The film Rise of the Guardians (2012), based on the Guardians of Childhood book series, casts Santa as Hyperborean Slavic warrior Nicholas St. North a toymaker, warrior and Guardian of Childhood Wonder who was gifted immortality by the Man in the Moon. His toys are made by Arctic Wildmen instead of elves. While the Klaus comics (2015) by Grant Morrison presented a Yuletide Pantheon capable of being their own superheroes, with Santa being a warrior made immortal for his sacrifice to bring joy to the joyless by spirits of the Aurora Borealis. This Superhero Santa fought giants in space and flew through the stars with magic wolves.
From then on Santa returns to his more “proactive self” a sort of happy medium that avoids the good and evil dichotomy that had slowly been built with the reintroduction of Krampus. Instead Santa Claus returns to his pagan roots and if the rest of the stories being told are any indication he is no longer alone. No longer the vanguard of Yuletide he is now joined by a veritable pantheon of the Christmas Season.
Santa Claus as he appears in Grant Morrison’s Klaus Comics
Yes, There is a Santa Claus
As the decades have passed Santa Claus has gained a Yule Bear, a magical shining Reindeer, Wildmen workers, a caring wife, his horn of plenty, wolves and armies of elves. He gained myths that touched the hearts of children for centuries, his origin story or “birth” has always been up for debate as a result Santa never ends because he also never began. He is as a force of nature, a constant.
He has no beginning no end, he is constantly changing both his past and his future. He is growing, evolving forever a part of the Neverending story of myth. This Christmas God, this “Divine Victory of the People” has carried many great things on his back whether toys or joys. His actions and stories have perpetuated and spread generosity and hope for the future more than perhaps we’ll ever know. This King of Yuletide, This Children’s God, This Wintertime Wildman, The one and only God of Christmas.
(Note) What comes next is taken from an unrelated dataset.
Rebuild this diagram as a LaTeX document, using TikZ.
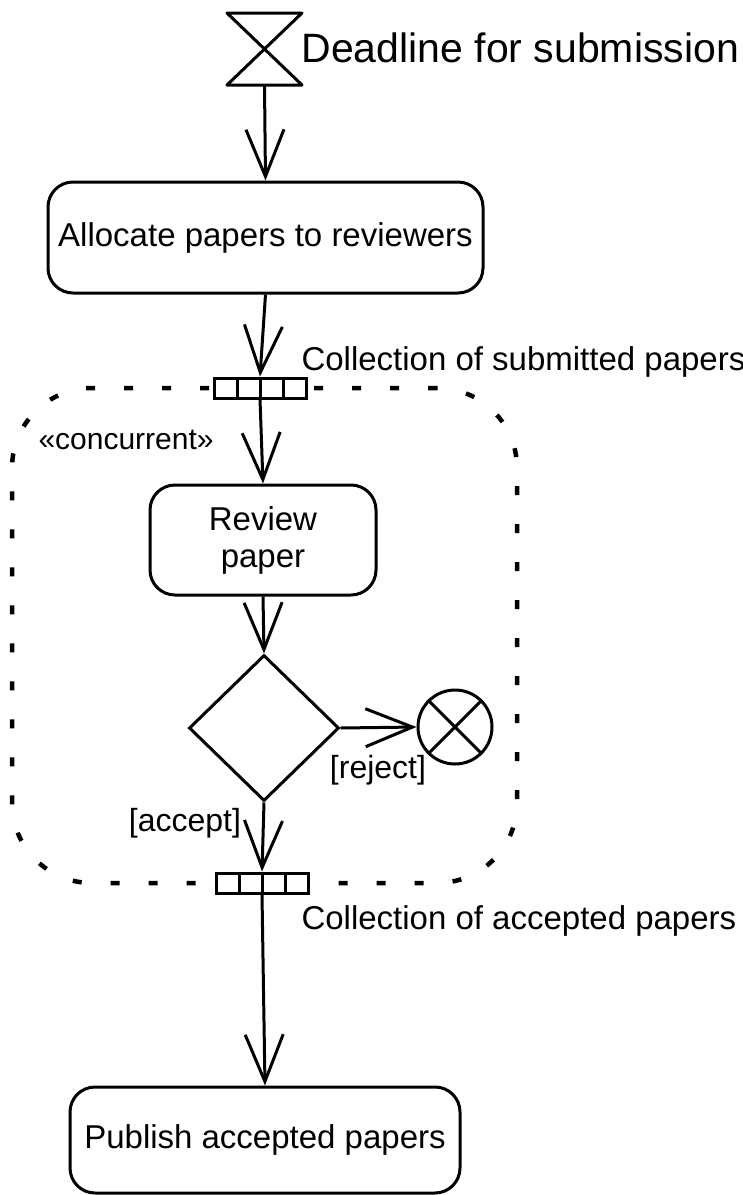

No single figure that has fed into Santa Claus can be singled out as the “True Santa” he is not simply an old god made new, he is his own entity. Yes, There is a Santa Claus. He is in every kind gesture that is made out of the goodness of our hearts, he is in the stories read by the fire, in the frosty air and frightful weather, in the shining eyes of children on Christmas morning, in every caroler and reveler. One wonders if without him there would even be a Christmas? Yes there is a Santa Claus and he is beloved.
Ohhh Yes… there truly is a Santa Claus. Thank the Gods for that.